DATASET SECTION:
* start *

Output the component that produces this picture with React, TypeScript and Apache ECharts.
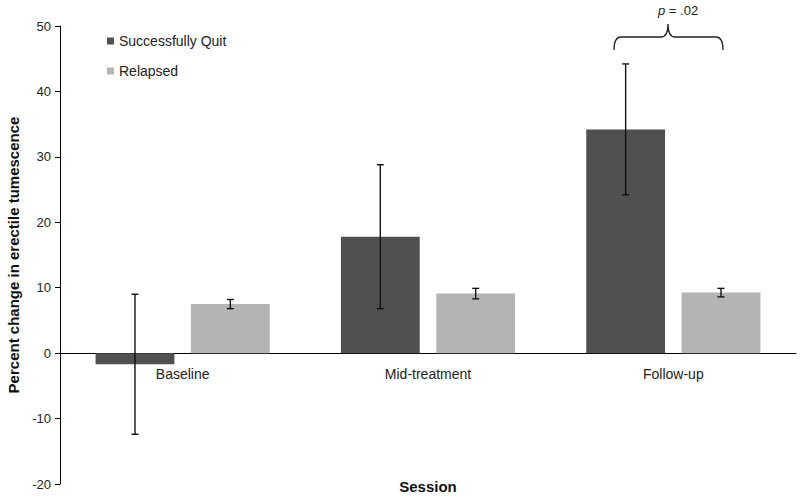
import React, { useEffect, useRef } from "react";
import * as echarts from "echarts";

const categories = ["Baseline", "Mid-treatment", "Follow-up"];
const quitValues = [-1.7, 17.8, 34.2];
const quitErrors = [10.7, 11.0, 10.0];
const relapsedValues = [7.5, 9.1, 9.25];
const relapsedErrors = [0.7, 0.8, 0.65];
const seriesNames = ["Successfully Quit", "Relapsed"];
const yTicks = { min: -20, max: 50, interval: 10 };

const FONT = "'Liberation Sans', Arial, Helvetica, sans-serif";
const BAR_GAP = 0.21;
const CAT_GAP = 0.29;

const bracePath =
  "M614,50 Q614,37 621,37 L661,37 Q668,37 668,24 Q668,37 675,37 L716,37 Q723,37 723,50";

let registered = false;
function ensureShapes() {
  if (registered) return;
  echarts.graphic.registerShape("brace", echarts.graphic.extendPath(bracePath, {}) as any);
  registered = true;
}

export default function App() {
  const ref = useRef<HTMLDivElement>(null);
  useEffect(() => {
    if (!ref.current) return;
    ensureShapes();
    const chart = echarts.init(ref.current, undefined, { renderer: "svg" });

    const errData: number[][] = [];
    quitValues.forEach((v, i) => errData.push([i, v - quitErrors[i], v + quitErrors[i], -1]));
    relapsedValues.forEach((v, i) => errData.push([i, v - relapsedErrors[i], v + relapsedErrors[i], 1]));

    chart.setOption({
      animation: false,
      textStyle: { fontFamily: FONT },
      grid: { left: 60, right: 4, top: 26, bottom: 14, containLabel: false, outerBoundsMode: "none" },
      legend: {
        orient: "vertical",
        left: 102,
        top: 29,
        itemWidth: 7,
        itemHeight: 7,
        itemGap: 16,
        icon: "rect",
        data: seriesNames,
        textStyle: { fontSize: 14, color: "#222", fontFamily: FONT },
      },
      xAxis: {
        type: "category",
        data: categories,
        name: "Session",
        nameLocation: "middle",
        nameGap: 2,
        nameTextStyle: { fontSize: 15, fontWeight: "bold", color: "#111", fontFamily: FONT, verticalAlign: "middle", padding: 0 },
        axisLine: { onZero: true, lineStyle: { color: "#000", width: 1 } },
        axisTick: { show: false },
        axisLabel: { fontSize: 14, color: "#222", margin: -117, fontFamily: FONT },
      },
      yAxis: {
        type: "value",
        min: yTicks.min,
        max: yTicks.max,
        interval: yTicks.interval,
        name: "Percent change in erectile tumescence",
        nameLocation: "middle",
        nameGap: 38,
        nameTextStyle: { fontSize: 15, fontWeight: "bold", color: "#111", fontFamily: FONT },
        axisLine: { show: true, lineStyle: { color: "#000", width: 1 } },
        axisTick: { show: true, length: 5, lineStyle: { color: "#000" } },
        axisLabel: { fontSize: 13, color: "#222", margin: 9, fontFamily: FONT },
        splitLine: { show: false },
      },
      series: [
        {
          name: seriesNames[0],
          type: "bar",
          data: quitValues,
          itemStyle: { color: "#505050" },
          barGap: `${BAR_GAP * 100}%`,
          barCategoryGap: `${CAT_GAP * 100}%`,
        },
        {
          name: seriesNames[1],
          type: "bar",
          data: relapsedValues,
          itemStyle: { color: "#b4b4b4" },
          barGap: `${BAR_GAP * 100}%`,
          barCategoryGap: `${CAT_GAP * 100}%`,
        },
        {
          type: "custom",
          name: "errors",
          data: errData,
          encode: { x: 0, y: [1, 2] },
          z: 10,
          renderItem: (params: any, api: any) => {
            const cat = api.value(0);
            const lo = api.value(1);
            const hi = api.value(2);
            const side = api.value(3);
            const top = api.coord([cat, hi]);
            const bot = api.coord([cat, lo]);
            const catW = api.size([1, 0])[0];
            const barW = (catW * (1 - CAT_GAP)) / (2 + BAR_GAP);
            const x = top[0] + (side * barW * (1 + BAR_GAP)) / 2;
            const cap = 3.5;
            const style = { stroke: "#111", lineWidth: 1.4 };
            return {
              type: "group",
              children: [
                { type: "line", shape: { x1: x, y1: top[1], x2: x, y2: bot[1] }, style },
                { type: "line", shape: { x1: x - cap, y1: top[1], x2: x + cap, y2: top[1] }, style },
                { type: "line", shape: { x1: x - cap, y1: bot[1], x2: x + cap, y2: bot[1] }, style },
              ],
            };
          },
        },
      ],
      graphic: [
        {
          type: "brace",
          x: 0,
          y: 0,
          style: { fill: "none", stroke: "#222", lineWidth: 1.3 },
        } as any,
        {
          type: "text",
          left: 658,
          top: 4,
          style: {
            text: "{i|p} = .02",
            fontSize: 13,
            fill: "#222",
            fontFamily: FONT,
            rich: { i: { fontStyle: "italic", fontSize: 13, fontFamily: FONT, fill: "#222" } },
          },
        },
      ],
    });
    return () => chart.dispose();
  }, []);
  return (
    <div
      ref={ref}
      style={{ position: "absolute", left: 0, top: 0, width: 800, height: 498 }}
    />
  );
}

* end *

TO DO: Exactly how many lines in the data above contain the word "React"? Respond with the number and nothing more.

SOLUTION BELOW: 2